Directions for this task:
Leave the pictures out, and output exactly the lines from the one containing "Give me the matplotlib source for this chart." through the one containing "fig = plt.figure(figsize=(5.81, 5.41), dpi=100)".

════════

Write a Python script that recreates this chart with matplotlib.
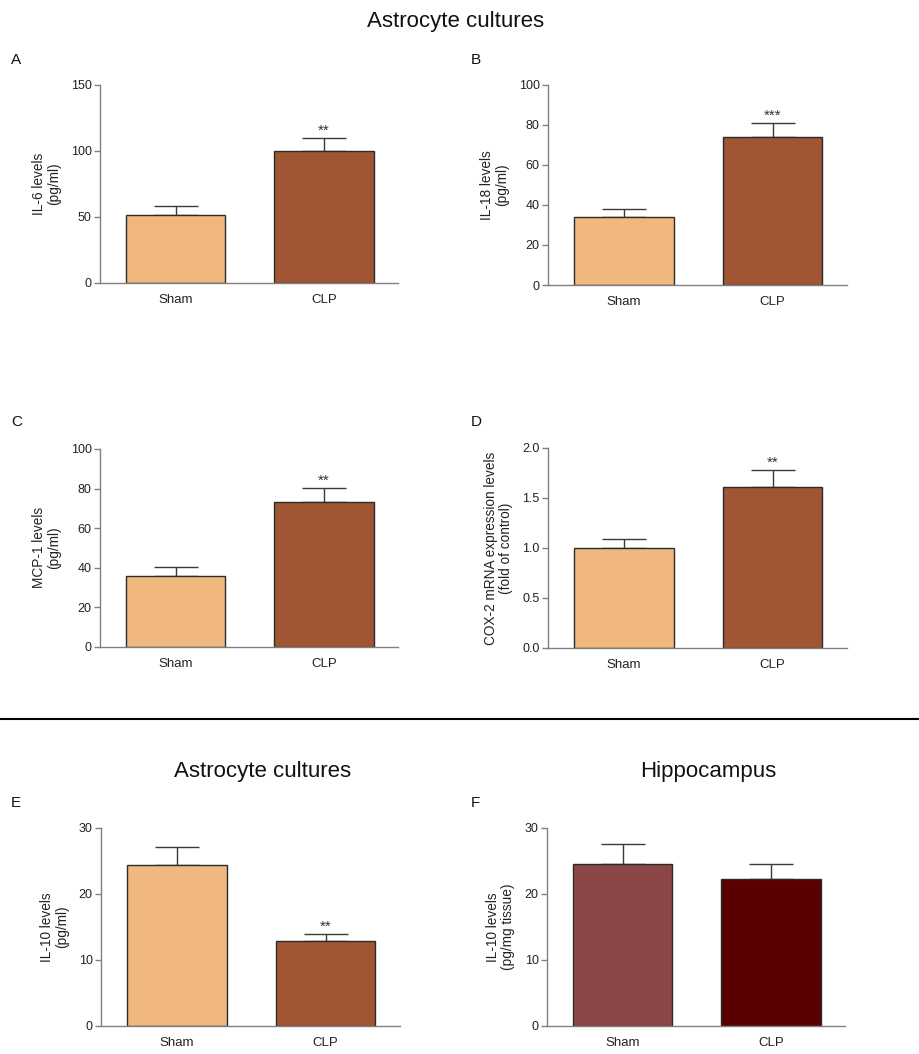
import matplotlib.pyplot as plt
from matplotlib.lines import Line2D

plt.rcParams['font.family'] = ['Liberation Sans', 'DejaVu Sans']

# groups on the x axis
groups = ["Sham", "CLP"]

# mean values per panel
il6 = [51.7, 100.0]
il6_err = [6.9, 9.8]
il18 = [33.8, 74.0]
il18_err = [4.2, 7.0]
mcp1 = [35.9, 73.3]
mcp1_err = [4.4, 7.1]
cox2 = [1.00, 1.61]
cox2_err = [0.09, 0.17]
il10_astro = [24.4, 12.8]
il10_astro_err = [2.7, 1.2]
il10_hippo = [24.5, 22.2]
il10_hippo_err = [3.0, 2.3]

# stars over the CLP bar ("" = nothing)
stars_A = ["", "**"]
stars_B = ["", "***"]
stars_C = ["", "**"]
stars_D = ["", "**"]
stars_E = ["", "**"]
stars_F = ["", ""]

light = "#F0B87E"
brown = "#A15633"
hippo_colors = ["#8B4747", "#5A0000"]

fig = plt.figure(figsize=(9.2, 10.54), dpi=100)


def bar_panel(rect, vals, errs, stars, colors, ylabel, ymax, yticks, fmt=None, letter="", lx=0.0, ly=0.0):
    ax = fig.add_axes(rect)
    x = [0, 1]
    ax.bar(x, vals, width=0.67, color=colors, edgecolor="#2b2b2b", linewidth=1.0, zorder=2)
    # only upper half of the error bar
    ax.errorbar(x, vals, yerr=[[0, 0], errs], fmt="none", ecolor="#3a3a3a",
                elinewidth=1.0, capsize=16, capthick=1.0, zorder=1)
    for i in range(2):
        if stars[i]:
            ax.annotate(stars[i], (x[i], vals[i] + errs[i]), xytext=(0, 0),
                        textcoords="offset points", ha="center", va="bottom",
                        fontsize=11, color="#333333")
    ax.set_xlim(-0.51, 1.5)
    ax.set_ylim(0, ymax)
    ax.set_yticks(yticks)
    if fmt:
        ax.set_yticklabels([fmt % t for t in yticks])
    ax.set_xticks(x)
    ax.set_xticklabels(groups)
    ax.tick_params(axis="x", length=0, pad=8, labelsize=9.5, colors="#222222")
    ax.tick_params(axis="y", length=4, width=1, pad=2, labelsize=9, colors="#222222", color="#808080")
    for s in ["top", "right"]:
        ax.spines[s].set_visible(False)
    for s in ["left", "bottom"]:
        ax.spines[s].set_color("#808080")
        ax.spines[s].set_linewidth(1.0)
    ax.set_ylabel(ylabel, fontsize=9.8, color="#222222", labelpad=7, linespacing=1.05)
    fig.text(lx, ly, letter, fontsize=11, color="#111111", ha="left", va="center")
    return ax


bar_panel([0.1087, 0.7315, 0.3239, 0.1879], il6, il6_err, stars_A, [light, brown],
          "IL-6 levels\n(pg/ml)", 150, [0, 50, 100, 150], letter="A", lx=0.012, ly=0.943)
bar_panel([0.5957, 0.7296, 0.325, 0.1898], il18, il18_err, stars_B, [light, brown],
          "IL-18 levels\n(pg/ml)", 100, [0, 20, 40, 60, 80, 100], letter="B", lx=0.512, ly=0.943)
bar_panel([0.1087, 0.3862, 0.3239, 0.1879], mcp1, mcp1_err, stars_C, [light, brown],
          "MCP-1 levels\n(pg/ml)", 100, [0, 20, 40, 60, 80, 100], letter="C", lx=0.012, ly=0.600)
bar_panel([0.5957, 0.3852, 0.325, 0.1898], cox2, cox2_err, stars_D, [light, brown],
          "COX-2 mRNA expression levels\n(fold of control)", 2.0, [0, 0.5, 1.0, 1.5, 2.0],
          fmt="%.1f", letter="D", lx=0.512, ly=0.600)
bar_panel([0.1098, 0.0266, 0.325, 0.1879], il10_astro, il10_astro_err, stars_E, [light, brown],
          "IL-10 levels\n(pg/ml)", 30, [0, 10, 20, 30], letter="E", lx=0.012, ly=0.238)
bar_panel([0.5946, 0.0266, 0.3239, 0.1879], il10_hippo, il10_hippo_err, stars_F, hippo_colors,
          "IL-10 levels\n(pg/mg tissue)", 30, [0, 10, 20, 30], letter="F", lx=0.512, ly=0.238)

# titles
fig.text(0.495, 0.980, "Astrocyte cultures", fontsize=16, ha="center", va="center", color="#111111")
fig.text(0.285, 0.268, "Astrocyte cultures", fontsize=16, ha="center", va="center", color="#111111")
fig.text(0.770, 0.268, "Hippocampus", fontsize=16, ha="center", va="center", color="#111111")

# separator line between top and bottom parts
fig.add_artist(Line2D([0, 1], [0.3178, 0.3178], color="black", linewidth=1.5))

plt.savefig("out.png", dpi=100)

════════

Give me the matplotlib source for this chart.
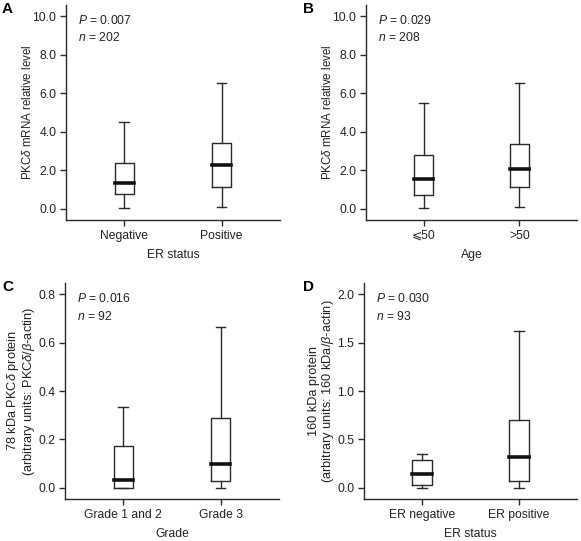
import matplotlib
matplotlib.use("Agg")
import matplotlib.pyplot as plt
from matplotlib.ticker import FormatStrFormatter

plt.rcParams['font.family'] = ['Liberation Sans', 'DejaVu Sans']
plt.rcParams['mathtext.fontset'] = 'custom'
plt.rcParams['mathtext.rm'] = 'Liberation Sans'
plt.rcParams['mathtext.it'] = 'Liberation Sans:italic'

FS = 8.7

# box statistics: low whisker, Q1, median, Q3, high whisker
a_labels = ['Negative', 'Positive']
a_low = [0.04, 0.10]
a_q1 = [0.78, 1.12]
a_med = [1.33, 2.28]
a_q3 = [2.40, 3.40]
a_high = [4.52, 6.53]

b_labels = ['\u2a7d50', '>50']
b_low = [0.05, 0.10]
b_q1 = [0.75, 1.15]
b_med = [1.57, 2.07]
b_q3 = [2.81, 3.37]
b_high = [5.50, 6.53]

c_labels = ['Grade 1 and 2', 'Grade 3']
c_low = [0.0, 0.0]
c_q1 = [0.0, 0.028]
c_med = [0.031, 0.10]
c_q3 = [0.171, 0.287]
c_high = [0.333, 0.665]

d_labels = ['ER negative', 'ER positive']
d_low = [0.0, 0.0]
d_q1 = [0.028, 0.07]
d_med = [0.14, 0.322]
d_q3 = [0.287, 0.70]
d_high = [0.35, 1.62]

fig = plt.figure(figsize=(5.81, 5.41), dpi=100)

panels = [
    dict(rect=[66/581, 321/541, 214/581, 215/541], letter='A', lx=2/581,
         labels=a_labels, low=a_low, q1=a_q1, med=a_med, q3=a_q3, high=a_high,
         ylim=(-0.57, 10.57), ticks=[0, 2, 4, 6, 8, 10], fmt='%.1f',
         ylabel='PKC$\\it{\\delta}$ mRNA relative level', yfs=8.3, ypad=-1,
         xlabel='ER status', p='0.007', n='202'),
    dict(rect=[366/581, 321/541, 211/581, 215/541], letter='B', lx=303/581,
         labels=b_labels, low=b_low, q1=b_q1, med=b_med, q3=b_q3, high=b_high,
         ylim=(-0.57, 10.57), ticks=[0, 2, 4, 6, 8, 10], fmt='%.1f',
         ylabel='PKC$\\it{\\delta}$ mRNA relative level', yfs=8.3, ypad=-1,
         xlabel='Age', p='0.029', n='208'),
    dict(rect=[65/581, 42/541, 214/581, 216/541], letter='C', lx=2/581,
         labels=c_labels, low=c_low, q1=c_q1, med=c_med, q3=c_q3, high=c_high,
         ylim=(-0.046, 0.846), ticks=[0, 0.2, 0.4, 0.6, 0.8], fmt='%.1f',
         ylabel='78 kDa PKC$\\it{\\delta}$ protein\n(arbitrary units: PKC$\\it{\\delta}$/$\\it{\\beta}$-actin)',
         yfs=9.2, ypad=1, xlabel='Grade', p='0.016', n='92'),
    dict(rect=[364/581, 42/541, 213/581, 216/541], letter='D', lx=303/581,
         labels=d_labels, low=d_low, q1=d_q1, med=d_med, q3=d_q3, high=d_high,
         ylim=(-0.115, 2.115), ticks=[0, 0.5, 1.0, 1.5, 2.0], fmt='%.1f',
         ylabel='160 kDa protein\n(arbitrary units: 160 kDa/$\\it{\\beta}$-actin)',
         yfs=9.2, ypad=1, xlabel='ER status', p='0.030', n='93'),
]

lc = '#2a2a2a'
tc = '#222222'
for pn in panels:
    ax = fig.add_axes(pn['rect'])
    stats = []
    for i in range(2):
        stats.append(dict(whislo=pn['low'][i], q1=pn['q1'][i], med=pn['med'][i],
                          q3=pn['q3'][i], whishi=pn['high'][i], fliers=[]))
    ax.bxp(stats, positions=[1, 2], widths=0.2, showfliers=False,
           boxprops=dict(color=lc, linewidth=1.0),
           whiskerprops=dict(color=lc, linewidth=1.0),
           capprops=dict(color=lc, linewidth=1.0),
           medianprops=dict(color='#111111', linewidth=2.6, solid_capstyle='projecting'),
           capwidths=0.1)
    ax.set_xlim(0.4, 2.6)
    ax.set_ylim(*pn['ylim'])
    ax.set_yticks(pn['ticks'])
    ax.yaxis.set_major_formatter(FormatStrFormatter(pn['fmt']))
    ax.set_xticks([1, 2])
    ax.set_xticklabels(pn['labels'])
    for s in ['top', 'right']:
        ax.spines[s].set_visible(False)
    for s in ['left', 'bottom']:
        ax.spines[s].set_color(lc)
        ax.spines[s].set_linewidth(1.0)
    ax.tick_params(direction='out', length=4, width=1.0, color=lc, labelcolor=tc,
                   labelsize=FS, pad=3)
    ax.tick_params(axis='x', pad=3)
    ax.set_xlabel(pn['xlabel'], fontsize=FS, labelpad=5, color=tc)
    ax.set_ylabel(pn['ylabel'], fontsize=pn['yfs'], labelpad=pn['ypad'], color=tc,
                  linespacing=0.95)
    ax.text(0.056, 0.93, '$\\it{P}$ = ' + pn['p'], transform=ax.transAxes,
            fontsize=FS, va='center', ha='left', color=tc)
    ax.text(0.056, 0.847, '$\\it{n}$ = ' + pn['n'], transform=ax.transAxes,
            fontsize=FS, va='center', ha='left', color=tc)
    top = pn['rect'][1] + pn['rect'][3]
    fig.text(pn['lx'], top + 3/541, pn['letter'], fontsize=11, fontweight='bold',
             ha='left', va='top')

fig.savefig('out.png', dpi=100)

════════

Result of the exercise:
Give me the matplotlib source for this chart.
import matplotlib
matplotlib.use("Agg")
import matplotlib.pyplot as plt
from matplotlib.ticker import FormatStrFormatter

plt.rcParams['font.family'] = ['Liberation Sans', 'DejaVu Sans']
plt.rcParams['mathtext.fontset'] = 'custom'
plt.rcParams['mathtext.rm'] = 'Liberation Sans'
plt.rcParams['mathtext.it'] = 'Liberation Sans:italic'

FS = 8.7

# box statistics: low whisker, Q1, median, Q3, high whisker
a_labels = ['Negative', 'Positive']
a_low = [0.04, 0.10]
a_q1 = [0.78, 1.12]
a_med = [1.33, 2.28]
a_q3 = [2.40, 3.40]
a_high = [4.52, 6.53]

b_labels = ['\u2a7d50', '>50']
b_low = [0.05, 0.10]
b_q1 = [0.75, 1.15]
b_med = [1.57, 2.07]
b_q3 = [2.81, 3.37]
b_high = [5.50, 6.53]

c_labels = ['Grade 1 and 2', 'Grade 3']
c_low = [0.0, 0.0]
c_q1 = [0.0, 0.028]
c_med = [0.031, 0.10]
c_q3 = [0.171, 0.287]
c_high = [0.333, 0.665]

d_labels = ['ER negative', 'ER positive']
d_low = [0.0, 0.0]
d_q1 = [0.028, 0.07]
d_med = [0.14, 0.322]
d_q3 = [0.287, 0.70]
d_high = [0.35, 1.62]

fig = plt.figure(figsize=(5.81, 5.41), dpi=100)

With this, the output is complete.